Copy out exactly the lines spanning the line with "Reproduce this chart" to the line with "3.6, 1.3, 0.85];", inclusive, from the data underneath, with no pictures.

=== Exercise data ===

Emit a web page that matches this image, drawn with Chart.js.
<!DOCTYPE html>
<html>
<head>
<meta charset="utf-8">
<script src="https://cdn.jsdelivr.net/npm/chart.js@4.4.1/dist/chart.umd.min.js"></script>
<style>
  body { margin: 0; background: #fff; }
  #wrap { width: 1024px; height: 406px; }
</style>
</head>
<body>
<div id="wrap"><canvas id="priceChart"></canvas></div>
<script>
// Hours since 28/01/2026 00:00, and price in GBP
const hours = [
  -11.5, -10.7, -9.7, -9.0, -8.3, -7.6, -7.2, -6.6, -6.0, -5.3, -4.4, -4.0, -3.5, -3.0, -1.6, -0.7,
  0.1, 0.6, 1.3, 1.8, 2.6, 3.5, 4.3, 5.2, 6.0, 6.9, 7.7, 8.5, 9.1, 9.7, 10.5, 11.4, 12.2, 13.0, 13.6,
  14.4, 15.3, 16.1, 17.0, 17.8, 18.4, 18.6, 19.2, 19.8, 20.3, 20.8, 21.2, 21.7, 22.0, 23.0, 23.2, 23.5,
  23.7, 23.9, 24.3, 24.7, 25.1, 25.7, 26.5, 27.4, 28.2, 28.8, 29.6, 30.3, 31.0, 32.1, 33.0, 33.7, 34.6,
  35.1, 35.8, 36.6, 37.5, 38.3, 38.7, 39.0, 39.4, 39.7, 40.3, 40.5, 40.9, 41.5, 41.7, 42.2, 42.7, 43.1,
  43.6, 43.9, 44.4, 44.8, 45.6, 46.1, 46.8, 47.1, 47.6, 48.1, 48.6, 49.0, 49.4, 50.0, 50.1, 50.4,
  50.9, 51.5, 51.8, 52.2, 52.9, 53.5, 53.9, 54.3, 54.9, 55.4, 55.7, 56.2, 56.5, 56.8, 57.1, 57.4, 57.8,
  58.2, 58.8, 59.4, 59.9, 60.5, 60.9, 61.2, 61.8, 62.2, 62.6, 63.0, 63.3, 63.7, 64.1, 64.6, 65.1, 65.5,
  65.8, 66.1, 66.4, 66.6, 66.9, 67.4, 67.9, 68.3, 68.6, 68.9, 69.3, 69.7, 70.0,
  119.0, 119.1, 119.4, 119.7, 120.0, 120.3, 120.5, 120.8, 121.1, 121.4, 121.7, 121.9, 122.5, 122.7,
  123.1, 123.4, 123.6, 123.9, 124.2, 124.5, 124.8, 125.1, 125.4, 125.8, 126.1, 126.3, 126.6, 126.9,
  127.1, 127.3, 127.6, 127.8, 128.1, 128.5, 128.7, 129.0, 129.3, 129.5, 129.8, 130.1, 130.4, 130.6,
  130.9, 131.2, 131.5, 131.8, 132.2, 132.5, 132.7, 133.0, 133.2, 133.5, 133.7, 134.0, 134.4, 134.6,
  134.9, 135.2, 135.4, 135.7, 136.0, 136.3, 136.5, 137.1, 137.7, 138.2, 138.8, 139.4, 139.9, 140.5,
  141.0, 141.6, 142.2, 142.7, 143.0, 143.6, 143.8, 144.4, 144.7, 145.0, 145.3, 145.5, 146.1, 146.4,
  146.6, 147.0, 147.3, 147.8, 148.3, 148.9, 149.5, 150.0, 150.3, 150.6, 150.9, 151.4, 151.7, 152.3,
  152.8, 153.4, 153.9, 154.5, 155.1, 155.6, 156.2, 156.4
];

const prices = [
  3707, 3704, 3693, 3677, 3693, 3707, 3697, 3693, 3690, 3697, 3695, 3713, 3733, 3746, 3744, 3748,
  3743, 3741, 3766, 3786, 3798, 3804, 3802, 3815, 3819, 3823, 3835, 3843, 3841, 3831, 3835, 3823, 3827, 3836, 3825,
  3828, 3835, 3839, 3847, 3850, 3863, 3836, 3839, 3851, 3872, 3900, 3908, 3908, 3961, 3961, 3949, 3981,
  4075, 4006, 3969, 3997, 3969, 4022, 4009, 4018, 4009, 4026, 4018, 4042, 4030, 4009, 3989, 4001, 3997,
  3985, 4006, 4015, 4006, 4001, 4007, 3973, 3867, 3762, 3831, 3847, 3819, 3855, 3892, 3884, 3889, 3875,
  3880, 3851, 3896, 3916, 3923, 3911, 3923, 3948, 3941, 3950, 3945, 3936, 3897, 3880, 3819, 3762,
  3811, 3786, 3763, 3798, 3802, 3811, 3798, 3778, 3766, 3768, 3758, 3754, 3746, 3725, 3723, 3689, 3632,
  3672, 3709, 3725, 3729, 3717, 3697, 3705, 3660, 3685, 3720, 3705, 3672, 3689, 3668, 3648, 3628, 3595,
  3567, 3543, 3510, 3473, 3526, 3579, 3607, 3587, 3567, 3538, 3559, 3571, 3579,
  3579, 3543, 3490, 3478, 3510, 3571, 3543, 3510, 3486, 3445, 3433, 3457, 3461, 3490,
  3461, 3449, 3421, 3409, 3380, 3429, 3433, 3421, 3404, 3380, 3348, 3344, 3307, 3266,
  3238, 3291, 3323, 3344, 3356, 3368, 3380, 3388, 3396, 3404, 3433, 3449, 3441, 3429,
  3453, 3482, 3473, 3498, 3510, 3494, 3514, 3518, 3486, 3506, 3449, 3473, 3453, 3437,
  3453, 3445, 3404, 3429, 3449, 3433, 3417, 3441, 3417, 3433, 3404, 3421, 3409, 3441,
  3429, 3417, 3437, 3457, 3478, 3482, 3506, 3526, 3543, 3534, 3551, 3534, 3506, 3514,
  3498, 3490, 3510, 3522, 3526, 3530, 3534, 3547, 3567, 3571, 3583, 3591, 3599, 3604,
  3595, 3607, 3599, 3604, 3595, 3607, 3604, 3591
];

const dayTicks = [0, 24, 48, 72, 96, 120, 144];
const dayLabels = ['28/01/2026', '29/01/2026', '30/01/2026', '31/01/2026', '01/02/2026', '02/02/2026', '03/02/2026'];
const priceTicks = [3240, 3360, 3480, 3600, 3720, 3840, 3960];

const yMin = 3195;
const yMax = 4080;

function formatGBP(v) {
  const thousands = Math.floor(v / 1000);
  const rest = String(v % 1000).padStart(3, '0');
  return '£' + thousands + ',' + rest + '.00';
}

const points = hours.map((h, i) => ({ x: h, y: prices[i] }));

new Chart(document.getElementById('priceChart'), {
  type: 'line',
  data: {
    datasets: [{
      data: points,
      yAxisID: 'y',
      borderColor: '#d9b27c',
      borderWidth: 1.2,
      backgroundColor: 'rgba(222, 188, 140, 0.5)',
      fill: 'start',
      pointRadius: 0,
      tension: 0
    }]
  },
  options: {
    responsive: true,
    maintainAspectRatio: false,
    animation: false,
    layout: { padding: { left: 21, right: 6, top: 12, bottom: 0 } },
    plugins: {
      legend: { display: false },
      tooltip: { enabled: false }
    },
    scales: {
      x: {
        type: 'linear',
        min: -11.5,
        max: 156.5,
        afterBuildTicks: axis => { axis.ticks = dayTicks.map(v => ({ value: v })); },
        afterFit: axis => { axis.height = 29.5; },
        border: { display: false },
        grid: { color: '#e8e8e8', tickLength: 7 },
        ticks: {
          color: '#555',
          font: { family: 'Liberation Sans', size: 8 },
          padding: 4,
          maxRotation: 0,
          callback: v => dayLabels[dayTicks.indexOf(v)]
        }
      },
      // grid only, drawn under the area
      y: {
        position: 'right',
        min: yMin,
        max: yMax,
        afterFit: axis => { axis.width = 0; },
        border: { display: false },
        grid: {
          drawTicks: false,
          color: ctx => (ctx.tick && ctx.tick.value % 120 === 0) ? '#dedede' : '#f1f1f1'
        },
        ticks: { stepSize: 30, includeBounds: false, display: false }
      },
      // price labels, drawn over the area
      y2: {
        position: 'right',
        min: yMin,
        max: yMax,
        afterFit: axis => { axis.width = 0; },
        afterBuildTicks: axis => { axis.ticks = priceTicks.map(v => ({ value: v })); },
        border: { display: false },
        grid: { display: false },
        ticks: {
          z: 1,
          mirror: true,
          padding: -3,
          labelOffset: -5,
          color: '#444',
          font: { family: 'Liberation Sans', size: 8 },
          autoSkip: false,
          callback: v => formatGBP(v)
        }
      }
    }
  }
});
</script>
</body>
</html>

===
=== Exercise data ===

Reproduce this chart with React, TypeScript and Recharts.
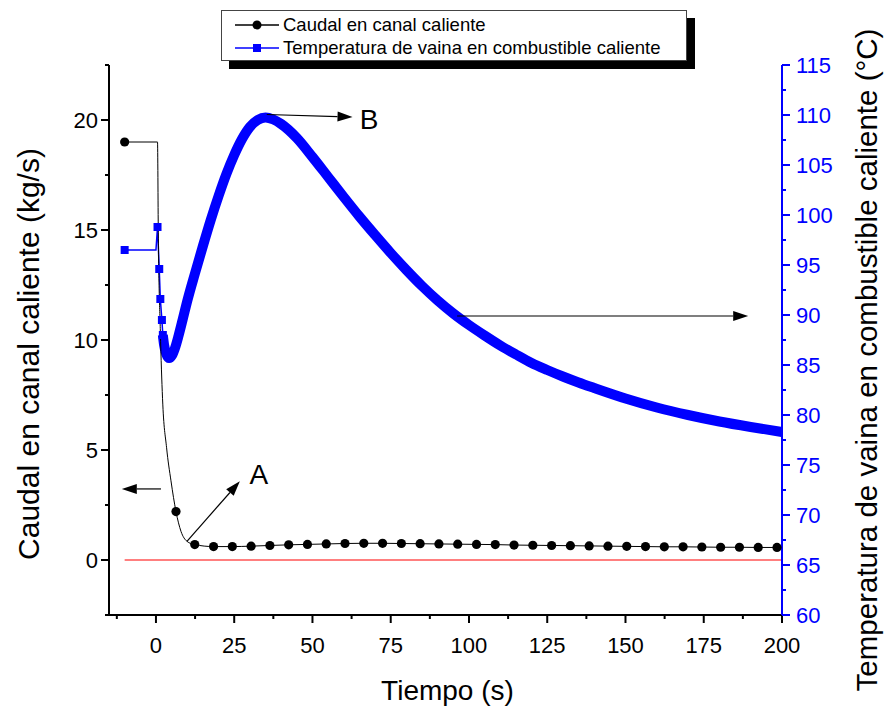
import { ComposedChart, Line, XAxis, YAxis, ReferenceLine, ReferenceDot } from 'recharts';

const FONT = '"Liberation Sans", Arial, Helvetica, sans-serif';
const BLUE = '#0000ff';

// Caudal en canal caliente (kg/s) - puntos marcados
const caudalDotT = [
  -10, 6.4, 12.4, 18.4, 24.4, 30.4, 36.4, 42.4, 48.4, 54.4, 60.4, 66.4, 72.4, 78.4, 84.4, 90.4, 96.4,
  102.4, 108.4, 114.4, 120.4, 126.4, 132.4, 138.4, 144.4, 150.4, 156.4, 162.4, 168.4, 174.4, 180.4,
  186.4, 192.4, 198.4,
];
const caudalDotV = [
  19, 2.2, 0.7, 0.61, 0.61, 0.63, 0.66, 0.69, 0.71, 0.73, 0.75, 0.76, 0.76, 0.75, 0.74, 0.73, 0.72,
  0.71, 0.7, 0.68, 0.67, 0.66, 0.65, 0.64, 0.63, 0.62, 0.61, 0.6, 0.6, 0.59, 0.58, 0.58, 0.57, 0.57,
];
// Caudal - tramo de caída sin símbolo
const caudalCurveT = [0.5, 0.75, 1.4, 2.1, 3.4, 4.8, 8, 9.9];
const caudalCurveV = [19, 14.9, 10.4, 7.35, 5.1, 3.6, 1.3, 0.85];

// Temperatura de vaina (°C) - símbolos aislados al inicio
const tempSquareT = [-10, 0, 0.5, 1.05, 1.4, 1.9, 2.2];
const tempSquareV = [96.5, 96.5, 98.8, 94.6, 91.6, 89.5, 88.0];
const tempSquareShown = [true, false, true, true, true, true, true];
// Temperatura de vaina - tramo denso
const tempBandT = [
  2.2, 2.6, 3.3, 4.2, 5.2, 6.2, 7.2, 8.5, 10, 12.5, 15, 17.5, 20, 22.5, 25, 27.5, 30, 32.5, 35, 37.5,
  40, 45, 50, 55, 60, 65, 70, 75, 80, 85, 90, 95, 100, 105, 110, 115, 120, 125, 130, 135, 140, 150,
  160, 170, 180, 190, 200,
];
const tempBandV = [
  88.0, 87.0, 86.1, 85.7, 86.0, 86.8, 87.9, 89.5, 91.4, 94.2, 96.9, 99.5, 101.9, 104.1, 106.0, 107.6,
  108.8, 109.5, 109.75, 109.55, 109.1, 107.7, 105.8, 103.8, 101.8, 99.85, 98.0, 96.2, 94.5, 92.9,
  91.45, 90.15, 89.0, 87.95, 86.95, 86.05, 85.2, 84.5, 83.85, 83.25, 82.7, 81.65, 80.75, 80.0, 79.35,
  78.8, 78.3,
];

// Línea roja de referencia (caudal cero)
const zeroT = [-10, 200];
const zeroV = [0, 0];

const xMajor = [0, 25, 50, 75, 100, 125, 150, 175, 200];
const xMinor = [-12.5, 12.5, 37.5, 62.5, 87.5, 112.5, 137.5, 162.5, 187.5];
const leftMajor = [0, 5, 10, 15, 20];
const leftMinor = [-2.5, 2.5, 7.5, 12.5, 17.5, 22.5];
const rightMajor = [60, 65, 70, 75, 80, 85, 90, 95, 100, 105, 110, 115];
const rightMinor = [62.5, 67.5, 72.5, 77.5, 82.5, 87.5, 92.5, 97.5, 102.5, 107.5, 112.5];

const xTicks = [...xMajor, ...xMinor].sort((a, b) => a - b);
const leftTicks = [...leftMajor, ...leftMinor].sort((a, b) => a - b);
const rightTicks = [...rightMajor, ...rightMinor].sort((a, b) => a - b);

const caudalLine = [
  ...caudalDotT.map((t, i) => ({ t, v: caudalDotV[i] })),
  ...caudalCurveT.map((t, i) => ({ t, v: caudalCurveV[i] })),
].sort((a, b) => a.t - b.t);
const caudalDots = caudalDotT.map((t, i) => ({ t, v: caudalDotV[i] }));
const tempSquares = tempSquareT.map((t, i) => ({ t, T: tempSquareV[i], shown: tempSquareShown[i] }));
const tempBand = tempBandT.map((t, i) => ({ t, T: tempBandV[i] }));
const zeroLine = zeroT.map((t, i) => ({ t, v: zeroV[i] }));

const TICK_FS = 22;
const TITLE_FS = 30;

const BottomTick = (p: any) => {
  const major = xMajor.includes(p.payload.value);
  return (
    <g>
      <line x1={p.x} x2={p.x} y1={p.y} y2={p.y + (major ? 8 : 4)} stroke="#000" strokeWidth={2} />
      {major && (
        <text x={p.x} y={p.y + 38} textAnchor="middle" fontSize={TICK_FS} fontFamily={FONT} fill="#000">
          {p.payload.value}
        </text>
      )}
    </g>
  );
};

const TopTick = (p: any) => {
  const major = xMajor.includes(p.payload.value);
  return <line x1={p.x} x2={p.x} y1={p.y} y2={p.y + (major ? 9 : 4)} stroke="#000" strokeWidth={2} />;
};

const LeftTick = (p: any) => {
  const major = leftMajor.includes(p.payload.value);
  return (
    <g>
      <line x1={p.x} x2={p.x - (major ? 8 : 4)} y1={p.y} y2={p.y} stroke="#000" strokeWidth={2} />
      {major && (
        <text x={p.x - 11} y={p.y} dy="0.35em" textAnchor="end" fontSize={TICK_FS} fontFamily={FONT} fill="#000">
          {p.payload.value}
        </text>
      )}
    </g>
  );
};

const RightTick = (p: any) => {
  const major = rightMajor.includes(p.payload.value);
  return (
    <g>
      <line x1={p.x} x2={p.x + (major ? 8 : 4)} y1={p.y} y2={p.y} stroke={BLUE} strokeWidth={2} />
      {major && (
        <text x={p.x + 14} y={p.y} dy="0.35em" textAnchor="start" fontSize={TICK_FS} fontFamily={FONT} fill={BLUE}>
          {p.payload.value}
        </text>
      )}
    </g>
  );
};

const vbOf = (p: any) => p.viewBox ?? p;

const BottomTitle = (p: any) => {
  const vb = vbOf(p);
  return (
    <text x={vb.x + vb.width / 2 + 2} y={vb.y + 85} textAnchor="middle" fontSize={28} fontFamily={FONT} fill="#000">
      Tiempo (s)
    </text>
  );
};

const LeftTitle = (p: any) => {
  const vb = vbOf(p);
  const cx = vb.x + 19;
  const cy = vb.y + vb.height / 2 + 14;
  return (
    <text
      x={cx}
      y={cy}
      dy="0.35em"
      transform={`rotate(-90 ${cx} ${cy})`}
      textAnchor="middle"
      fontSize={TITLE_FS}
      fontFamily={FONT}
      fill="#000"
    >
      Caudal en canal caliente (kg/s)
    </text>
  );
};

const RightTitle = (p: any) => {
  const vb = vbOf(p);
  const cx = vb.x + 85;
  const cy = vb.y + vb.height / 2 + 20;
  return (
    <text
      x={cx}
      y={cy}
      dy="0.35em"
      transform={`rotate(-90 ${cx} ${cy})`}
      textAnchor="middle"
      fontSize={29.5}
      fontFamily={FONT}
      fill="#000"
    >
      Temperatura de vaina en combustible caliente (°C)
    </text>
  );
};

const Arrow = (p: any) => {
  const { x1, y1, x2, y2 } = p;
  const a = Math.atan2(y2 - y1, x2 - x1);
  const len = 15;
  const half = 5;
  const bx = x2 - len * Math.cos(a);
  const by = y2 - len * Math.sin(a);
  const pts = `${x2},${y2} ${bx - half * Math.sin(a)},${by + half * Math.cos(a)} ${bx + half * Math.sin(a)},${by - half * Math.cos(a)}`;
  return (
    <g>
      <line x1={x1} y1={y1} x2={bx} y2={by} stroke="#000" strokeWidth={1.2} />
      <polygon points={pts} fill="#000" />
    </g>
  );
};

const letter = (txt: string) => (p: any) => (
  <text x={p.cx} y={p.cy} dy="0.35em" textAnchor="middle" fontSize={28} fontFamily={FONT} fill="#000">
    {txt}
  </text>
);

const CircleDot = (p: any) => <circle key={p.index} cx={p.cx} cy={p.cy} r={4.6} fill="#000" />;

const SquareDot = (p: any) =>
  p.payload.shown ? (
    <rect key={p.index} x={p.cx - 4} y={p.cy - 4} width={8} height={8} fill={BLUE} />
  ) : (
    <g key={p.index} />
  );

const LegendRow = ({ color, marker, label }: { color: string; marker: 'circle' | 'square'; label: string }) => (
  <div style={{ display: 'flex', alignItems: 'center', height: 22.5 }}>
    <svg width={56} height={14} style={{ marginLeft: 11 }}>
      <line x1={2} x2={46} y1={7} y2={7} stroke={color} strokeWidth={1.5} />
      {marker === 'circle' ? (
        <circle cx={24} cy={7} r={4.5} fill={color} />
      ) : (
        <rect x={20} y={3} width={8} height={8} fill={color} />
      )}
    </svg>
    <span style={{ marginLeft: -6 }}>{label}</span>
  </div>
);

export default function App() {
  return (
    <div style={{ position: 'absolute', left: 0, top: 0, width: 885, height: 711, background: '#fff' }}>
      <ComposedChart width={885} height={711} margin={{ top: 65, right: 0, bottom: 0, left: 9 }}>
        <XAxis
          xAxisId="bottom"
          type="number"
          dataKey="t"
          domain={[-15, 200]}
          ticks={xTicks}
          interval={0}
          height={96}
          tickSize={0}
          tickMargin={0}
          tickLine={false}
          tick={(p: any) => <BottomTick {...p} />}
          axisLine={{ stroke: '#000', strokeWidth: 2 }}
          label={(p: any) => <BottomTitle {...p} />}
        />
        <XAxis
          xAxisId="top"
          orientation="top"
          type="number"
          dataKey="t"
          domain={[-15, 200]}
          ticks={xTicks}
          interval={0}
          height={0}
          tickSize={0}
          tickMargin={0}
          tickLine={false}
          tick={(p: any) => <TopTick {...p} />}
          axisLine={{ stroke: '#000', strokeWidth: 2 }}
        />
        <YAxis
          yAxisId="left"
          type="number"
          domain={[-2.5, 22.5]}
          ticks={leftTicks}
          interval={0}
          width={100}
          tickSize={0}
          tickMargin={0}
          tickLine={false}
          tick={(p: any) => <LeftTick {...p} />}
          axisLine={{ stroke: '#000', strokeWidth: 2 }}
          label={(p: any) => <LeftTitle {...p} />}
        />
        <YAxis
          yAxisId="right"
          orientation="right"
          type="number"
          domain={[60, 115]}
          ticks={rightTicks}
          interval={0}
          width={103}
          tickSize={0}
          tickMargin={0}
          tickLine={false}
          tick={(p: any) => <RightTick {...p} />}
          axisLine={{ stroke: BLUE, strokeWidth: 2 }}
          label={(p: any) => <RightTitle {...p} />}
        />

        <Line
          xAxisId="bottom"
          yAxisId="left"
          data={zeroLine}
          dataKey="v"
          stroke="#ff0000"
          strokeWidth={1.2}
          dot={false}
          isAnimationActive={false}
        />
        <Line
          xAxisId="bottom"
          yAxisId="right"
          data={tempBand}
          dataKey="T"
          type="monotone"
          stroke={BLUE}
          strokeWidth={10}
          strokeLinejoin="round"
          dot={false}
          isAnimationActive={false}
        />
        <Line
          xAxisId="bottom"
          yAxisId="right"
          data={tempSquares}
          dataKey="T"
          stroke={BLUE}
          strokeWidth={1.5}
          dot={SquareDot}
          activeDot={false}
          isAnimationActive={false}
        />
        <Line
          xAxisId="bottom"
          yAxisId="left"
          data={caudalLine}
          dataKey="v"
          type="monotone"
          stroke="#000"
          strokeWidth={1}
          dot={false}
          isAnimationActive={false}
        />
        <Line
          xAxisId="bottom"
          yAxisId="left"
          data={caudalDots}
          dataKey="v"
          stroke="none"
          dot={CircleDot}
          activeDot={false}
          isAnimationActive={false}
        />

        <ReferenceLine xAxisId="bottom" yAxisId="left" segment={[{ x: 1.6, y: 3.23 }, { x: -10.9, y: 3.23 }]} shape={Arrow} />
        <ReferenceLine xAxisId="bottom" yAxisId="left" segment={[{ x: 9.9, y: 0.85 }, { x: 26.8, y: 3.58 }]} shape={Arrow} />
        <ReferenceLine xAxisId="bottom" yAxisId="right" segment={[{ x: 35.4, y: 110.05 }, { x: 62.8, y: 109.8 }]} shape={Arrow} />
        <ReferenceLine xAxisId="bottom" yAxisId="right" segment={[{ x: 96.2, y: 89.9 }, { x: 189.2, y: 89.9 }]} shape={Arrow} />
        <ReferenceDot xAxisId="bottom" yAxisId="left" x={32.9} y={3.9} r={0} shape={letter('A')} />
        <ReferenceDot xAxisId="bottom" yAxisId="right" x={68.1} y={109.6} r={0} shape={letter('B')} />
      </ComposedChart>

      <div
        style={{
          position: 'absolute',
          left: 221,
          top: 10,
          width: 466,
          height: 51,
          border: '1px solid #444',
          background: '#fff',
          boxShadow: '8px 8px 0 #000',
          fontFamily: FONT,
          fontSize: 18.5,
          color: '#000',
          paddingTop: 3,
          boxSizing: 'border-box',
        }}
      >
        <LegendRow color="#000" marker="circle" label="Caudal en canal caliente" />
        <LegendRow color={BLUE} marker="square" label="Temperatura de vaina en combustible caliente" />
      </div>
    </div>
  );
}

===

Answer to the task
Reproduce this chart with React, TypeScript and Recharts.
import { ComposedChart, Line, XAxis, YAxis, ReferenceLine, ReferenceDot } from 'recharts';

const FONT = '"Liberation Sans", Arial, Helvetica, sans-serif';
const BLUE = '#0000ff';

// Caudal en canal caliente (kg/s) - puntos marcados
const caudalDotT = [
  -10, 6.4, 12.4, 18.4, 24.4, 30.4, 36.4, 42.4, 48.4, 54.4, 60.4, 66.4, 72.4, 78.4, 84.4, 90.4, 96.4,
  102.4, 108.4, 114.4, 120.4, 126.4, 132.4, 138.4, 144.4, 150.4, 156.4, 162.4, 168.4, 174.4, 180.4,
  186.4, 192.4, 198.4,
];
const caudalDotV = [
  19, 2.2, 0.7, 0.61, 0.61, 0.63, 0.66, 0.69, 0.71, 0.73, 0.75, 0.76, 0.76, 0.75, 0.74, 0.73, 0.72,
  0.71, 0.7, 0.68, 0.67, 0.66, 0.65, 0.64, 0.63, 0.62, 0.61, 0.6, 0.6, 0.59, 0.58, 0.58, 0.57, 0.57,
];
// Caudal - tramo de caída sin símbolo
const caudalCurveT = [0.5, 0.75, 1.4, 2.1, 3.4, 4.8, 8, 9.9];
const caudalCurveV = [19, 14.9, 10.4, 7.35, 5.1, 3.6, 1.3, 0.85];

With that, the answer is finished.